» Exercise objective
Print the listing as it stands, omitting all images.

..............................

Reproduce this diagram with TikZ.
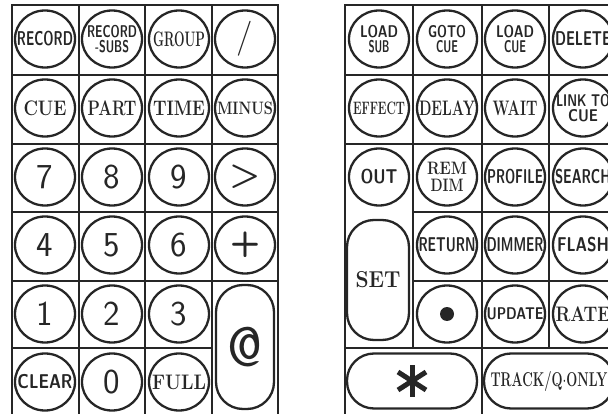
\documentclass[tikz,border=0pt]{standalone}
\usepackage{graphicx}
\usetikzlibrary{shapes.geometric}
\definecolor{ink}{HTML}{262626}
\newcommand{\kw}[2]{\resizebox{#1pt}{\height}{#2}}

\begin{document}
\begin{tikzpicture}[x=1pt, y=-1pt,
		grid/.style={draw=ink, line width=1.4pt},
		oval/.style={ellipse, draw=ink, line width=2.3pt, minimum width=60pt, minimum height=57pt, inner sep=0pt},
		pill/.style={rectangle, draw=ink, line width=2.3pt, inner sep=0pt, rounded corners=27pt, text=ink},
		sftxt/.style={inner sep=0pt, align=center, text=ink, font=\sffamily\bfseries\fontsize{20}{17}\selectfont},
		rmtxt/.style={inner sep=0pt, align=center, text=ink, font=\rmfamily\bfseries\fontsize{21}{17}\selectfont},
		numtxt/.style={inner sep=0pt, align=center, text=ink, font=\sffamily\fontsize{35}{35}\selectfont},
		smsftxt/.style={inner sep=0pt, align=center, text=ink, font=\sffamily\bfseries\fontsize{17}{15}\selectfont},
		smrmtxt/.style={inner sep=0pt, align=center, text=ink, font=\rmfamily\bfseries\fontsize{18}{17}\selectfont},
		sfkey/.style={oval, label={[sftxt]center:#1}},
		rmkey/.style={oval, label={[rmtxt]center:#1}},
		numkey/.style={oval, label={[numtxt]center:#1}},
		smsfkey/.style={oval, label={[smsftxt]center:#1}},
		smrmkey/.style={oval, label={[smrmtxt]center:#1}}]
		\useasboundingbox (0,0) rectangle (608,414);
		\clip (0,0) rectangle (608,414);
		\draw[grid] (12,5) rectangle (278,420);
		\draw[grid] (79,5) -- (79,420);
		\draw[grid] (145,5) -- (145,420);
		\draw[grid] (212,5) -- (212,420);
		\draw[grid] (12,75) -- (278,75);
		\draw[grid] (12,144) -- (278,144);
		\draw[grid] (12,212) -- (278,212);
		\draw[grid] (12,281) -- (278,281);
		\draw[grid] (12,348) -- (212,348);
		\draw[grid] (345,5) rectangle (617,420);
		\draw[grid] (413,5) -- (413,348);
		\draw[grid] (482,5) -- (482,420);
		\draw[grid] (549,5) -- (549,348);
		\draw[grid] (345,75) -- (617,75);
		\draw[grid] (345,144) -- (617,144);
		\draw[grid] (413,212) -- (617,212);
		\draw[grid] (413,281) -- (617,281);
		\draw[grid] (345,348) -- (617,348);
		\node[sfkey={\kw{56}{RECORD}}] (record) at (45,39) {};
		\node[smsfkey={\kw{50}{RECORD}\\\kw{34}{-SUBS}}] (recsubs) at (112,39) {};
		\node[rmkey={\kw{52}{GROUP}}] (group) at (179,39) {};
		\node[numkey=/] (slash) at (245,39) {};
		\node[rmkey={\kw{43}{CUE}}] (cue) at (45,108) {};
		\node[rmkey={\kw{49}{PART}}] (part) at (112,108) {};
		\node[rmkey={\kw{52}{TIME}}] (time) at (179,108) {};
		\node[smrmkey={\kw{56}{MINUS}}] (minus) at (245,108) {};
		\node[numkey=7] (seven) at (45,177) {};
		\node[numkey=8] (eight) at (112,177) {};
		\node[numkey=9] (nine) at (179,177) {};
		\node[numkey={\bfseries >}] (next) at (245,177) {};
		\node[numkey=4] (four) at (45,245) {};
		\node[numkey=5] (five) at (112,245) {};
		\node[numkey=6] (six) at (179,245) {};
		\node[numkey={\bfseries +}] (plus) at (245,245) {};
		\node[numkey=1] (one) at (45,314) {};
		\node[numkey=2] (two) at (112,314) {};
		\node[numkey=3] (three) at (179,314) {};
		\node[pill, minimum width=58pt, minimum height=124pt, font=\sffamily\fontsize{56}{56}\selectfont] (atkey) at (245,347) {@};
		\node[sfkey={\kw{55}{CLEAR}}] (clear) at (45,382) {};
		\node[numkey=0] (zero) at (112,382) {};
		\node[rmkey={\kw{54}{FULL}}] (full) at (179,382) {};
		\node[smsfkey={\kw{38}{LOAD}\\\kw{21}{SUB}}] (loadsub) at (379,39) {};
		\node[smsfkey={\kw{38}{GOTO}\\\kw{22}{CUE}}] (gotocue) at (447,39) {};
		\node[smsfkey={\kw{38}{LOAD}\\\kw{22}{CUE}}] (loadcue) at (515,39) {};
		\node[sfkey={\kw{56}{DELETE}}] (delete) at (583,39) {};
		\node[smrmkey={\kw{52}{EFFECT}}] (effect) at (379,108) {};
		\node[rmkey={\kw{56}{DELAY}}] (delay) at (447,108) {};
		\node[rmkey={\kw{45}{WAIT}}] (wait) at (515,108) {};
		\node[smsfkey={\kw{54}{LINK TO}\\\kw{30}{CUE}}] (linkcue) at (583,108) {};
		\node[sfkey={\kw{37}{OUT}}] (out) at (379,177) {};
		\node[smrmkey={\kw{40}{REM}\\\kw{33}{DIM}}] (remdim) at (447,177) {};
		\node[sfkey={\kw{56}{PROFILE}}] (profile) at (515,177) {};
		\node[sfkey={\kw{56}{SEARCH}}] (search) at (583,177) {};
		\node[pill, minimum width=62pt, minimum height=120pt, font=\rmfamily\bfseries\fontsize{23}{23}\selectfont] (set) at (378,280) {\kw{45}{SET}};
		\node[sfkey={\kw{57}{RETURN}}] (return) at (447,245) {};
		\node[sfkey={\kw{57}{DIMMER}}] (dimmer) at (515,245) {};
		\node[sfkey={\kw{52}{FLASH}}] (flash) at (583,245) {};
		\node[oval] (point) at (447,314) {};
		\fill[ink] (point) circle (7pt);
		\node[smsfkey={\kw{57}{UPDATE}}] (update) at (515,314) {};
		\node[rmkey={\kw{55}{RATE}}] (rate) at (583,314) {};
		\node[pill, minimum width=130pt, minimum height=55pt] (star) at (412,381) {};
		\draw[ink, line width=5pt] ([yshift=16pt]star.center) -- ([yshift=-16pt]star.center);
		\draw[ink, line width=5pt] ([shift={(-14,-9)}]star.center) -- ([shift={(14,9)}]star.center);
		\draw[ink, line width=5pt] ([shift={(-14,9)}]star.center) -- ([shift={(14,-9)}]star.center);
		\node[pill, minimum width=130pt, minimum height=55pt, font=\rmfamily\bfseries\fontsize{20}{20}\selectfont] (track) at (549,381) {\kw{117}{TRACK/Q$\cdot$ONLY}};
\end{tikzpicture}
\end{document}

..............................

» Response for this exercise
Reproduce this diagram with TikZ.
\documentclass[tikz,border=0pt]{standalone}
\usepackage{graphicx}
\usetikzlibrary{shapes.geometric}
\definecolor{ink}{HTML}{262626}
\newcommand{\kw}[2]{\resizebox{#1pt}{\height}{#2}}

\begin{document}
\begin{tikzpicture}[x=1pt, y=-1pt,
		grid/.style={draw=ink, line width=1.4pt},
		oval/.style={ellipse, draw=ink, line width=2.3pt, minimum width=60pt, minimum height=57pt, inner sep=0pt},
		pill/.style={rectangle, draw=ink, line width=2.3pt, inner sep=0pt, rounded corners=27pt, text=ink},
		sftxt/.style={inner sep=0pt, align=center, text=ink, font=\sffamily\bfseries\fontsize{20}{17}\selectfont},
		rmtxt/.style={inner sep=0pt, align=center, text=ink, font=\rmfamily\bfseries\fontsize{21}{17}\selectfont},
		numtxt/.style={inner sep=0pt, align=center, text=ink, font=\sffamily\fontsize{35}{35}\selectfont},
		smsftxt/.style={inner sep=0pt, align=center, text=ink, font=\sffamily\bfseries\fontsize{17}{15}\selectfont},
		smrmtxt/.style={inner sep=0pt, align=center, text=ink, font=\rmfamily\bfseries\fontsize{18}{17}\selectfont},
		sfkey/.style={oval, label={[sftxt]center:#1}},
		rmkey/.style={oval, label={[rmtxt]center:#1}},
		numkey/.style={oval, label={[numtxt]center:#1}},
		smsfkey/.style={oval, label={[smsftxt]center:#1}},
		smrmkey/.style={oval, label={[smrmtxt]center:#1}}]
		\useasboundingbox (0,0) rectangle (608,414);
		\clip (0,0) rectangle (608,414);
		\draw[grid] (12,5) rectangle (278,420);
		\draw[grid] (79,5) -- (79,420);
		\draw[grid] (145,5) -- (145,420);
		\draw[grid] (212,5) -- (212,420);
		\draw[grid] (12,75) -- (278,75);
		\draw[grid] (12,144) -- (278,144);
		\draw[grid] (12,212) -- (278,212);
		\draw[grid] (12,281) -- (278,281);
		\draw[grid] (12,348) -- (212,348);
		\draw[grid] (345,5) rectangle (617,420);
		\draw[grid] (413,5) -- (413,348);
		\draw[grid] (482,5) -- (482,420);
		\draw[grid] (549,5) -- (549,348);
		\draw[grid] (345,75) -- (617,75);
		\draw[grid] (345,144) -- (617,144);
		\draw[grid] (413,212) -- (617,212);
		\draw[grid] (413,281) -- (617,281);
		\draw[grid] (345,348) -- (617,348);
		\node[sfkey={\kw{56}{RECORD}}] (record) at (45,39) {};
		\node[smsfkey={\kw{50}{RECORD}\\\kw{34}{-SUBS}}] (recsubs) at (112,39) {};
		\node[rmkey={\kw{52}{GROUP}}] (group) at (179,39) {};
		\node[numkey=/] (slash) at (245,39) {};
		\node[rmkey={\kw{43}{CUE}}] (cue) at (45,108) {};
		\node[rmkey={\kw{49}{PART}}] (part) at (112,108) {};
		\node[rmkey={\kw{52}{TIME}}] (time) at (179,108) {};
		\node[smrmkey={\kw{56}{MINUS}}] (minus) at (245,108) {};
		\node[numkey=7] (seven) at (45,177) {};
		\node[numkey=8] (eight) at (112,177) {};
		\node[numkey=9] (nine) at (179,177) {};
		\node[numkey={\bfseries >}] (next) at (245,177) {};
		\node[numkey=4] (four) at (45,245) {};
		\node[numkey=5] (five) at (112,245) {};
		\node[numkey=6] (six) at (179,245) {};
		\node[numkey={\bfseries +}] (plus) at (245,245) {};
		\node[numkey=1] (one) at (45,314) {};
		\node[numkey=2] (two) at (112,314) {};
		\node[numkey=3] (three) at (179,314) {};
		\node[pill, minimum width=58pt, minimum height=124pt, font=\sffamily\fontsize{56}{56}\selectfont] (atkey) at (245,347) {@};
		\node[sfkey={\kw{55}{CLEAR}}] (clear) at (45,382) {};
		\node[numkey=0] (zero) at (112,382) {};
		\node[rmkey={\kw{54}{FULL}}] (full) at (179,382) {};
		\node[smsfkey={\kw{38}{LOAD}\\\kw{21}{SUB}}] (loadsub) at (379,39) {};
		\node[smsfkey={\kw{38}{GOTO}\\\kw{22}{CUE}}] (gotocue) at (447,39) {};
		\node[smsfkey={\kw{38}{LOAD}\\\kw{22}{CUE}}] (loadcue) at (515,39) {};
		\node[sfkey={\kw{56}{DELETE}}] (delete) at (583,39) {};
		\node[smrmkey={\kw{52}{EFFECT}}] (effect) at (379,108) {};
		\node[rmkey={\kw{56}{DELAY}}] (delay) at (447,108) {};
		\node[rmkey={\kw{45}{WAIT}}] (wait) at (515,108) {};
		\node[smsfkey={\kw{54}{LINK TO}\\\kw{30}{CUE}}] (linkcue) at (583,108) {};
		\node[sfkey={\kw{37}{OUT}}] (out) at (379,177) {};
		\node[smrmkey={\kw{40}{REM}\\\kw{33}{DIM}}] (remdim) at (447,177) {};
		\node[sfkey={\kw{56}{PROFILE}}] (profile) at (515,177) {};
		\node[sfkey={\kw{56}{SEARCH}}] (search) at (583,177) {};
		\node[pill, minimum width=62pt, minimum height=120pt, font=\rmfamily\bfseries\fontsize{23}{23}\selectfont] (set) at (378,280) {\kw{45}{SET}};
		\node[sfkey={\kw{57}{RETURN}}] (return) at (447,245) {};
		\node[sfkey={\kw{57}{DIMMER}}] (dimmer) at (515,245) {};
		\node[sfkey={\kw{52}{FLASH}}] (flash) at (583,245) {};
		\node[oval] (point) at (447,314) {};
		\fill[ink] (point) circle (7pt);
		\node[smsfkey={\kw{57}{UPDATE}}] (update) at (515,314) {};
		\node[rmkey={\kw{55}{RATE}}] (rate) at (583,314) {};
		\node[pill, minimum width=130pt, minimum height=55pt] (star) at (412,381) {};
		\draw[ink, line width=5pt] ([yshift=16pt]star.center) -- ([yshift=-16pt]star.center);
		\draw[ink, line width=5pt] ([shift={(-14,-9)}]star.center) -- ([shift={(14,9)}]star.center);
		\draw[ink, line width=5pt] ([shift={(-14,9)}]star.center) -- ([shift={(14,-9)}]star.center);
		\node[pill, minimum width=130pt, minimum height=55pt, font=\rmfamily\bfseries\fontsize{20}{20}\selectfont] (track) at (549,381) {\kw{117}{TRACK/Q$\cdot$ONLY}};
\end{tikzpicture}
\end{document}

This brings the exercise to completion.